▶ Given task: Identify each line below that contains the word "with", and copy it out.

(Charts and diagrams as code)
★ ★ ★ ★ ★ ★ ★

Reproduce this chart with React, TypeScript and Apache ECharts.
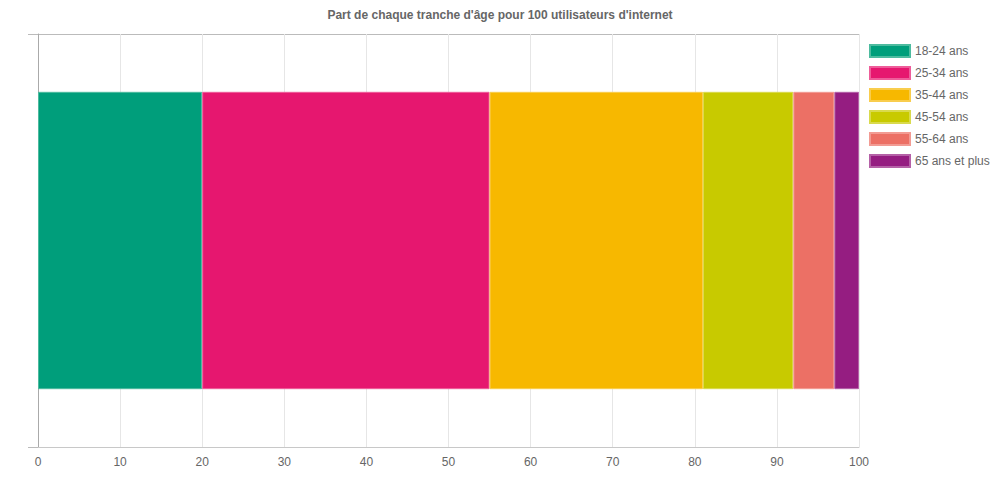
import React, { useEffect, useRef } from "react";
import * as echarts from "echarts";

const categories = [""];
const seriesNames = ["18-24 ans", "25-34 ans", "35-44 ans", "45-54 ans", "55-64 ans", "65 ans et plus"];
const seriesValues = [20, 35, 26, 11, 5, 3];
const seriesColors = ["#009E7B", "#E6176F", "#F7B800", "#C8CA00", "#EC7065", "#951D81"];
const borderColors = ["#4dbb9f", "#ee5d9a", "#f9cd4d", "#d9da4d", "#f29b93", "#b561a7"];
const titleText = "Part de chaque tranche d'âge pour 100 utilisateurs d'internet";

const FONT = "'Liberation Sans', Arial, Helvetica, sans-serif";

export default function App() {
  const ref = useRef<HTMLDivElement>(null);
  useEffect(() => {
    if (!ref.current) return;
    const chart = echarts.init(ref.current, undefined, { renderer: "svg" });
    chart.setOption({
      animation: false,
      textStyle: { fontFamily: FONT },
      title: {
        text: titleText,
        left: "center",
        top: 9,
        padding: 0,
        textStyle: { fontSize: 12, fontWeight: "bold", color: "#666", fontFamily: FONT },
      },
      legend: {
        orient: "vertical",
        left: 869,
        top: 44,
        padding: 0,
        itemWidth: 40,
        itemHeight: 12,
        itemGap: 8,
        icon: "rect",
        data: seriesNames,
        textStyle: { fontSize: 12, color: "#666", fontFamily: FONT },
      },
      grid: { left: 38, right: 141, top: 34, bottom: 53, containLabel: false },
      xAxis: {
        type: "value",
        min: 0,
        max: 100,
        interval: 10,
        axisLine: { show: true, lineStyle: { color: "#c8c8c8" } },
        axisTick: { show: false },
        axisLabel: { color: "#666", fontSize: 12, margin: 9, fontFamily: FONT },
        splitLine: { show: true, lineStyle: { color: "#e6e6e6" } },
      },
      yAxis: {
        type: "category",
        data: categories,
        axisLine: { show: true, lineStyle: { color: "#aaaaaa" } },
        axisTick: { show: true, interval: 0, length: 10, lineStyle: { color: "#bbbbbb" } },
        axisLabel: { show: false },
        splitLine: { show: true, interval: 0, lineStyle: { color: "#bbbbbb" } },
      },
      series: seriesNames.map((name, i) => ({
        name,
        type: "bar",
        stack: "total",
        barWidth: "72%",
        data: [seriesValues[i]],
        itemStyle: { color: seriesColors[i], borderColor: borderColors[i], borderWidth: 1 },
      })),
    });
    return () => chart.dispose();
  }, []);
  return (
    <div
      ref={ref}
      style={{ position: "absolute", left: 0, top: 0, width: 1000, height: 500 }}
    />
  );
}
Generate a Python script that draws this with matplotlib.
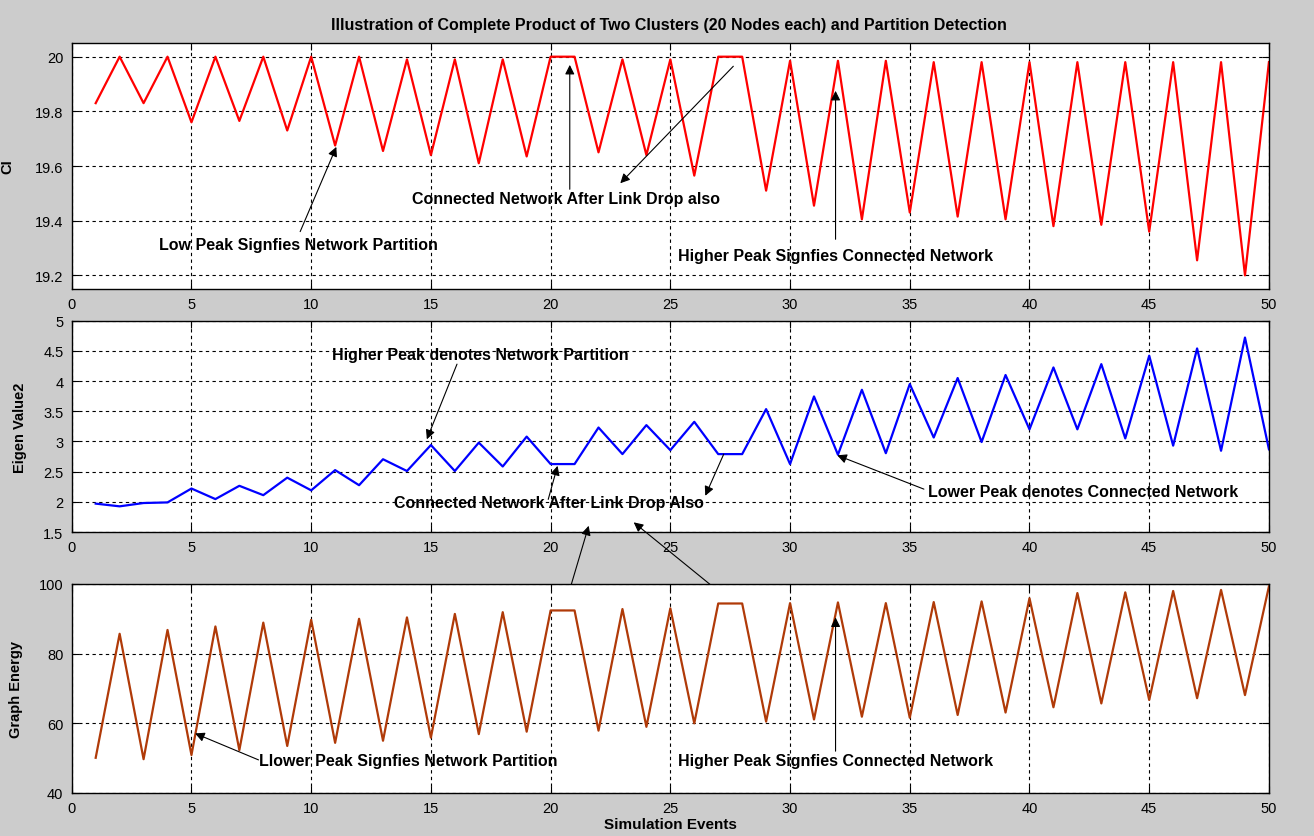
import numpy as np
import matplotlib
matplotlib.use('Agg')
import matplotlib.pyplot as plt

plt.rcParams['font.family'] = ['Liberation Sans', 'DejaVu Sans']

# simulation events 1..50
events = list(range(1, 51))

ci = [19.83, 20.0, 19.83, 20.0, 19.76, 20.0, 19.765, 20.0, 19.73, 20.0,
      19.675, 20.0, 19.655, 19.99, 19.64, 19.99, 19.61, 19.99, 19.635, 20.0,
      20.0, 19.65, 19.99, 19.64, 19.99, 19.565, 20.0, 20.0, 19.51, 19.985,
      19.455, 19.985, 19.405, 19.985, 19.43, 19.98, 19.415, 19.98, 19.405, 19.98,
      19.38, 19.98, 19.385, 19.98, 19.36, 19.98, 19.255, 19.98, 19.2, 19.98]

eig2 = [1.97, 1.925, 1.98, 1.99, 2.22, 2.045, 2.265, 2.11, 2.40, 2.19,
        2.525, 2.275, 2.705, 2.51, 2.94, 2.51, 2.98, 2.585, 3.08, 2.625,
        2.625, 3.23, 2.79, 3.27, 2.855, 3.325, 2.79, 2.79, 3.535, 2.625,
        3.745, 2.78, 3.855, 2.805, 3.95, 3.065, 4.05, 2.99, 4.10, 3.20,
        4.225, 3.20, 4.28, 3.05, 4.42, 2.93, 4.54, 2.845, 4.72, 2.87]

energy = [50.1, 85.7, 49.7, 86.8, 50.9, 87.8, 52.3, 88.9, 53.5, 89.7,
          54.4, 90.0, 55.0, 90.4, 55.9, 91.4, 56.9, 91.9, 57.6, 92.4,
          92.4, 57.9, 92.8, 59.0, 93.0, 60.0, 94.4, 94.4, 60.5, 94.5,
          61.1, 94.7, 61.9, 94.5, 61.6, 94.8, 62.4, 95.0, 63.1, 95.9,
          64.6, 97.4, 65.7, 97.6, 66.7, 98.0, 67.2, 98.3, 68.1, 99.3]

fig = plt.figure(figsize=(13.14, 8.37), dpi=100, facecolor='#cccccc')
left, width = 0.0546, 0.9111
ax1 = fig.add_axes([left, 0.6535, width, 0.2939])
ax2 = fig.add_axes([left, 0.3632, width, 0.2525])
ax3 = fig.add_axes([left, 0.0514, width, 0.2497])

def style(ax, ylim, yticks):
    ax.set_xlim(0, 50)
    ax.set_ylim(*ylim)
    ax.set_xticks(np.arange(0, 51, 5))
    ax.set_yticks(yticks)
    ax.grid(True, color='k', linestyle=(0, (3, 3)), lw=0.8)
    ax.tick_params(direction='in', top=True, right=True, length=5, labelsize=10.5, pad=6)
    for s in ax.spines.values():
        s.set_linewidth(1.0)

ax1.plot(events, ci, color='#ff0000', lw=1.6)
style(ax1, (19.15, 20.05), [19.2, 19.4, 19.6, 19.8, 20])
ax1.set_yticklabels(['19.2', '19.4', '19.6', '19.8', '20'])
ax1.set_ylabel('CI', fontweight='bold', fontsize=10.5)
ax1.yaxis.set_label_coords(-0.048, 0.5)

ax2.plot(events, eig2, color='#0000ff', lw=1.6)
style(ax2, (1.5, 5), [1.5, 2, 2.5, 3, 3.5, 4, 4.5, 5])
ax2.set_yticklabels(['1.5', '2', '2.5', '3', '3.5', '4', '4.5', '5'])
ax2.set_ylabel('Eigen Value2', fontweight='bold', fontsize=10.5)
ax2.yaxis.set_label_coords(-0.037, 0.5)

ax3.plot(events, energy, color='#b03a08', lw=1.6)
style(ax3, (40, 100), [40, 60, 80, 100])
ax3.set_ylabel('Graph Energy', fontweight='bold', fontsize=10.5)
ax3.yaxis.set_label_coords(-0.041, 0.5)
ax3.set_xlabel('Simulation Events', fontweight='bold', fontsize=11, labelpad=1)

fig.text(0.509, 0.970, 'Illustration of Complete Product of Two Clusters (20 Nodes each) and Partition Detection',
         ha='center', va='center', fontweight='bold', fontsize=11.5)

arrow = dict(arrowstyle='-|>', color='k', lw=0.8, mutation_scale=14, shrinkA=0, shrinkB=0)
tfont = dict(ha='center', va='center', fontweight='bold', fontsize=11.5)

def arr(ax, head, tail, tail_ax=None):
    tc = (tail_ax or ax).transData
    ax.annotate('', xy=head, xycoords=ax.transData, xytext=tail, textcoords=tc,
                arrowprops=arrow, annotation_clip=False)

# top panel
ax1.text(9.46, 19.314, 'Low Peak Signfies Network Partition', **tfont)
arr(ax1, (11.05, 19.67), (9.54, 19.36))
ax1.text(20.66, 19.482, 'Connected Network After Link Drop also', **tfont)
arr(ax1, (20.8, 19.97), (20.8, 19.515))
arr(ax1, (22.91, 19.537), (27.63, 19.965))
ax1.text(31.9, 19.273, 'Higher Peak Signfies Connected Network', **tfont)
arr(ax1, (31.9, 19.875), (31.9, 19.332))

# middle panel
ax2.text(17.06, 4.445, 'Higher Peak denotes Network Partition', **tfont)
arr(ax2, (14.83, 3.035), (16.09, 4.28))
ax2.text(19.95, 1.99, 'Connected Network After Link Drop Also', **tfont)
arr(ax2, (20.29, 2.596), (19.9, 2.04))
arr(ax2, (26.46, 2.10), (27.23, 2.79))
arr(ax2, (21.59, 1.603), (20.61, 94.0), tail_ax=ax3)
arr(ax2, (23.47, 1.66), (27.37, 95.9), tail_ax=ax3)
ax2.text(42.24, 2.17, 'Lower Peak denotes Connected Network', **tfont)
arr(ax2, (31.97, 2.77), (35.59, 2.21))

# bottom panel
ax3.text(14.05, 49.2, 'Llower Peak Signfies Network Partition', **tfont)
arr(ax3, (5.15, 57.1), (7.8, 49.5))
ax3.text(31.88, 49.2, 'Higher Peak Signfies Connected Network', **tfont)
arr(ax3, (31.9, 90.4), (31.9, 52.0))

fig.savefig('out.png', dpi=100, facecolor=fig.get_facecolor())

★ ★ ★ ★ ★ ★ ★

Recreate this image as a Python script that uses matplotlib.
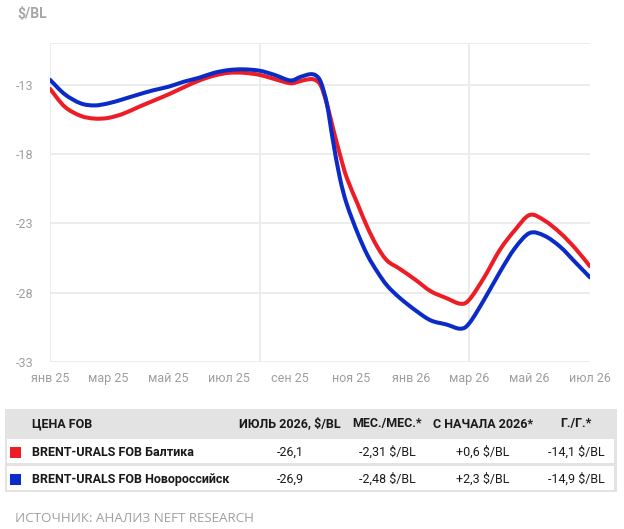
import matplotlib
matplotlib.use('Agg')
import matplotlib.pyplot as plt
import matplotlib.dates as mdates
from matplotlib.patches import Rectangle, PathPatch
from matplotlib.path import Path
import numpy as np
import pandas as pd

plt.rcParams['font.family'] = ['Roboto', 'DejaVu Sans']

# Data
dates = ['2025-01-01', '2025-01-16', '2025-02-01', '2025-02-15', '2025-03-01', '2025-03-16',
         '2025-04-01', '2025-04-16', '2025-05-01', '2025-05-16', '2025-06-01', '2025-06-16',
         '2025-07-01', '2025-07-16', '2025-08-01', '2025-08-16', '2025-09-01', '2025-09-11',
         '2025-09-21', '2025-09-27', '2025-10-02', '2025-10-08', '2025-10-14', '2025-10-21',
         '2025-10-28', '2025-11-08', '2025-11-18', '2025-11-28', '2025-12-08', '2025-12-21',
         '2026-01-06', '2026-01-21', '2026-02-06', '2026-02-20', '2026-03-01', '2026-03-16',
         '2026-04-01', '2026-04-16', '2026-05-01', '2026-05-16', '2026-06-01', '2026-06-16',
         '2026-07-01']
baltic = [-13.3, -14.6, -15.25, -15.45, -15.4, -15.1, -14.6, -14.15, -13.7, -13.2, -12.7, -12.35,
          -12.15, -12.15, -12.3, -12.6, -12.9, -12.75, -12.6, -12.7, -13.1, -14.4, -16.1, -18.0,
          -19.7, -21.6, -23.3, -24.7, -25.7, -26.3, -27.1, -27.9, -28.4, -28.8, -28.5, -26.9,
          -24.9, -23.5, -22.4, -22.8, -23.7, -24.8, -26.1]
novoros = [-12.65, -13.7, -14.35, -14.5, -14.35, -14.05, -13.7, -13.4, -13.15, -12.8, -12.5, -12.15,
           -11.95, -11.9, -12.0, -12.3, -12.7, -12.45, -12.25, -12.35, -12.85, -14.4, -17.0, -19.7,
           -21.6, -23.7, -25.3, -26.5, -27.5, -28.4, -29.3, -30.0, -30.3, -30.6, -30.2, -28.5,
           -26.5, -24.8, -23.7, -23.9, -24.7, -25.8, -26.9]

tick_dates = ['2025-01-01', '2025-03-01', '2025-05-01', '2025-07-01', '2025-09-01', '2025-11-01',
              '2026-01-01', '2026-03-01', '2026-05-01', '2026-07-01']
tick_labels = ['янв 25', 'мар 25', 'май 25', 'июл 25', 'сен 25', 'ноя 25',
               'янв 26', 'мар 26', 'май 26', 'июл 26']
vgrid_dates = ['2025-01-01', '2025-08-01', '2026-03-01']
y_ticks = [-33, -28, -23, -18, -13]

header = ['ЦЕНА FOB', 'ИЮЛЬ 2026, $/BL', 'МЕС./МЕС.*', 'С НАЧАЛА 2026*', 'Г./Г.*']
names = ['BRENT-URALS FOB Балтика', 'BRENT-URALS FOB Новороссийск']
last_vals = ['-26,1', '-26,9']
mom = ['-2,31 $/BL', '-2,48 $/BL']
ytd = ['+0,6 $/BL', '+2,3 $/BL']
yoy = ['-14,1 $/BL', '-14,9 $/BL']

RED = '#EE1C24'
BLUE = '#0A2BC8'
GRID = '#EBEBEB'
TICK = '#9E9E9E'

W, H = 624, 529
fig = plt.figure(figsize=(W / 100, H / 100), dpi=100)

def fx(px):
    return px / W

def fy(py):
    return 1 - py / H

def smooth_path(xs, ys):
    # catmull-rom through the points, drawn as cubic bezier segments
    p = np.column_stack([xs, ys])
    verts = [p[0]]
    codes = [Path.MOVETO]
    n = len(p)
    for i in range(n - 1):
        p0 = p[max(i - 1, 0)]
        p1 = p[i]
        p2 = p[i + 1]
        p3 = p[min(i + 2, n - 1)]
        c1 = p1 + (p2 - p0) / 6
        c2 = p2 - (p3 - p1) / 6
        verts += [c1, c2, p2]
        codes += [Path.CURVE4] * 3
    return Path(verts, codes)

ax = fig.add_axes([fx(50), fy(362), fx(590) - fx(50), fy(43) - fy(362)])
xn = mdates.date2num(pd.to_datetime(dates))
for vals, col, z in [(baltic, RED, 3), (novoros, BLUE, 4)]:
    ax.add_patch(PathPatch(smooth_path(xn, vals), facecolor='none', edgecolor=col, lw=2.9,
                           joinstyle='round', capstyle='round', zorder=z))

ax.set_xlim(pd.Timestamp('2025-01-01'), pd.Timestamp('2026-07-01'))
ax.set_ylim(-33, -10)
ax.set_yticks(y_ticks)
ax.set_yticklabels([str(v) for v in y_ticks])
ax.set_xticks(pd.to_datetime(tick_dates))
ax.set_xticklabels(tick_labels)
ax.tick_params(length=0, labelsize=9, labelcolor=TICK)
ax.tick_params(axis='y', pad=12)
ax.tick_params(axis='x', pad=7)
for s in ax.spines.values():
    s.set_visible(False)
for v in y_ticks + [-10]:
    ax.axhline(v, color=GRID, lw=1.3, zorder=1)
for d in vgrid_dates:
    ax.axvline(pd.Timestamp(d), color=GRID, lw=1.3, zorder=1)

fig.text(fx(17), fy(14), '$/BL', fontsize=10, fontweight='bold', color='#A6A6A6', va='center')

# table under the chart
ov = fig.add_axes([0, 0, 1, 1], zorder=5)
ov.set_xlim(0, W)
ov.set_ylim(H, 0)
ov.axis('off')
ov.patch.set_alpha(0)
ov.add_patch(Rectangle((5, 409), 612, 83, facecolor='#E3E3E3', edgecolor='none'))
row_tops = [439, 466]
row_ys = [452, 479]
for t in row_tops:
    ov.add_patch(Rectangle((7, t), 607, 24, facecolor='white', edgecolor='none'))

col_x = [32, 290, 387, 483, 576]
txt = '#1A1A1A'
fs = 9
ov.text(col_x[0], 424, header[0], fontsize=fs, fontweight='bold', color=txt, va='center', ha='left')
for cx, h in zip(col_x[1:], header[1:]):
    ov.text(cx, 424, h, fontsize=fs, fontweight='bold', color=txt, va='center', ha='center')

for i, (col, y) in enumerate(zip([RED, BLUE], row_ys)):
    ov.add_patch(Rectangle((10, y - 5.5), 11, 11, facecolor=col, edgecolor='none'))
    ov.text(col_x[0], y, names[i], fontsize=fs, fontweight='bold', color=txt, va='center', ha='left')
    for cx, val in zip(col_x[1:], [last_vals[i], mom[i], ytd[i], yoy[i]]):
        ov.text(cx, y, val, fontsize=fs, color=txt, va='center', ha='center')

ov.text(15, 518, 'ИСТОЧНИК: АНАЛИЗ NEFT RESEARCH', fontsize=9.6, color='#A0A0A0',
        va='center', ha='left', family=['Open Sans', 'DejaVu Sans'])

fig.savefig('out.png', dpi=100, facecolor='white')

★ ★ ★ ★ ★ ★ ★

▶ Solution for this exercise:
Reproduce this chart with React, TypeScript and Apache ECharts.
Generate a Python script that draws this with matplotlib.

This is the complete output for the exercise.